Interesting-sounding book about RAWA

The Maryland Sun has an interesting profile of Anne Brodsky, an American woman who has spent years studying and working with RAWA, the Revolutionary Association of the Women of Afghanistan.

One day in the spring of 2000 in her dining room in Baltimore’s Hunting Ridge, Brodsky heard visitors from Afghanistan tell of their secret efforts to run schools for girls.

The women were visiting Baltimore to speak at the Feminist Expo, and they were invited to stay at her house by her then-partner. Listening to their stories, Brodsky realized they were the first revolutionary women she’d ever met, the first example of people she’d read about in her suburban youth. There she was, with these young women who were risking their lives because of what they believed in, and she was moved to join them.

She has met many members of the Revolutionary Association of the Women in Afghanistan (RAWA) since that day. They are women who fight with words and deeds for equal rights in Afghanistan.

Photographs after the American bombing of Kabul that toppled the Taliban government showed women in the Afghan capital shedding their required burqas, the veil covering all but a woman’s eyes. Coverage of the bombing at the time showed women freed by the same campaign to capture Osama bin Laden. The U.S. war against terrorism moved on to Iraq, but the battle for women in Afghanistan is hardly over. Last week, another school for girls in rural Logar province was set afire and the doors padlocked. Many women continue to wear the veil for their own safety and, for many, the dream of education remains dim.

Brodsky couldn’t find a publisher when she first sent out her book proposal. Then, after 9/11, publishers suddenly became interested in the struggle for women’s rights in Afghanistan. The book, With All Our Strength, was published this past April by Routledge.

This summer, Brod- sky returned to Afghanistan and saw malls, shops and warlords’ houses under construction. The roads were less rutted but still unpaved. Teachers earn $30 a month, far less than their $100 monthly rent, and unemployed lawyers drove taxis. One of the most positive things she saw was that everyone seemed to be taking a class; she saw even a guard in front of a store reading a book.

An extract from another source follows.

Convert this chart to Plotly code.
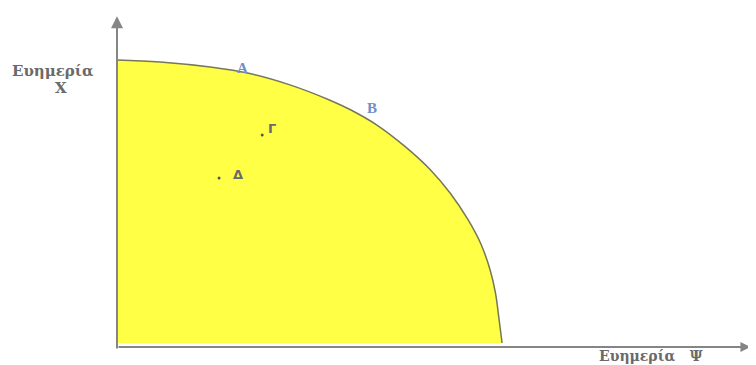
import plotly.graph_objects as go

# Frontier (utility possibility curve): welfare Ψ (x) vs welfare X (y)
frontier_psi = [0, 1.12, 2.42, 3.45, 4.49, 5.53, 6.05, 6.75, 7.5, 8.13, 8.65, 9.12, 9.45, 9.69, 9.83, 9.92, 10]
frontier_x = [10, 9.93, 9.75, 9.52, 9.12, 8.58, 8.25, 7.70, 6.92, 6.13, 5.30, 4.35, 3.50, 2.58, 1.75, 0.85, 0]

# Labelled points inside the set
point_names = ["Γ", "Δ"]
point_psi = [3.77, 2.65]
point_x = [7.35, 5.83]

# Labels on the frontier
curve_labels = ["A", "B"]
curve_label_psi = [3.27, 6.62]
curve_label_x = [9.72, 8.30]

# Axis titles
y_title_lines = ["Ευημερία", "X"]
x_title = "Ευημερία   Ψ"

W, H = 756, 365
ML, MR, MT, MB = 109, 12, 7, 23
PW, PH = W - ML - MR, H - MT - MB
OFF = 8  # page offset of the figure (body margin)


def paper_x(page_px):
    return (page_px - OFF - ML) / PW


def paper_y(page_py):
    return 1 - (page_py - OFF - MT) / PH


fig = go.Figure()

fig.add_trace(go.Scatter(
    x=frontier_psi, y=frontier_x, mode="lines",
    line=dict(color="#76765a", width=1.5, shape="spline", smoothing=1.0),
    fill="tozeroy", fillcolor="#ffff45", hoverinfo="skip", showlegend=False))

fig.add_trace(go.Scatter(
    x=point_psi, y=point_x, mode="markers",
    marker=dict(color="#555555", size=3), showlegend=False, hoverinfo="skip"))

grey = "#6a6a6a"
title_font = "DejaVu Serif"
annotations = []
annotations.append(dict(x=point_psi[0] + 0.1, y=point_x[0] + 0.22, text="<b>" + point_names[0] + "</b>",
                        showarrow=False, xanchor="left", yanchor="middle",
                        font=dict(size=13, family="DejaVu Sans", color=grey)))
annotations.append(dict(x=point_psi[1] + 0.3, y=point_x[1] + 0.12, text="<b>" + point_names[1] + "</b>",
                        showarrow=False, xanchor="left", yanchor="middle",
                        font=dict(size=13, family="DejaVu Sans", color=grey)))
for name, px, py in zip(curve_labels, curve_label_psi, curve_label_x):
    annotations.append(dict(x=px, y=py, text="<b>" + name + "</b>", showarrow=False,
                            xanchor="center", yanchor="middle",
                            font=dict(size=15, family="Liberation Serif", color="#6f8fc8")))

annotations.append(dict(xref="paper", yref="paper", x=paper_x(53), y=paper_y(71),
                        xanchor="center", yanchor="middle",
                        text="<b>" + y_title_lines[0] + "</b>", showarrow=False,
                        font=dict(size=15, family=title_font, color=grey)))
annotations.append(dict(xref="paper", yref="paper", x=paper_x(61), y=paper_y(88),
                        xanchor="center", yanchor="middle",
                        text="<b>" + y_title_lines[1] + "</b>", showarrow=False,
                        font=dict(size=15, family=title_font, color=grey)))
annotations.append(dict(xref="paper", yref="paper", x=paper_x(651), y=paper_y(356),
                        xanchor="center", yanchor="middle",
                        text="<b>" + x_title + "</b>", showarrow=False,
                        font=dict(size=14, family=title_font, color=grey)))

# Axis arrows
annotations.append(dict(x=0, y=11.55, ax=0, ay=-0.25, xref="x", yref="y", axref="x", ayref="y",
                        showarrow=True, arrowhead=2, arrowsize=1.2, arrowwidth=2,
                        arrowcolor="#858585", text=""))
annotations.append(dict(x=16.45, y=-0.14, ax=0, ay=-0.14, xref="x", yref="y", axref="x", ayref="y",
                        showarrow=True, arrowhead=2, arrowsize=1.0, arrowwidth=2,
                        arrowcolor="#858585", text=""))

fig.update_layout(
    width=W, height=H,
    margin=dict(l=ML, r=MR, t=MT, b=MB),
    paper_bgcolor="white", plot_bgcolor="white",
    xaxis=dict(range=[0, 16.49], visible=False, fixedrange=True),
    yaxis=dict(range=[-0.247, 11.59], visible=False, fixedrange=True),
    annotations=annotations,
    showlegend=False,
)

fig.write_html("out.html")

The changes are superficial, she says women told her. The colors of the leaves may change, they said, but the roots of the tree still needed to be fertilized.

Before the war, 90 percent of women in Afghanistan wore the traditional covering garb. Now 70 percent wear it. The people in charge are no better than the hated Taliban, Brodsky says, only different. A new report by Human Rights Watch said increased violence by gunmen and warlords against girls and women, especially in southeast Afghanistan, is endangering gains made under the new government.

The response of RAWA women is hopeful pessimism. “They are uncompromising in their values and stand and continue to see the benefit of working one school, one person at a time,” she says.

“They all say they will not see it in their lifetimes,” she says.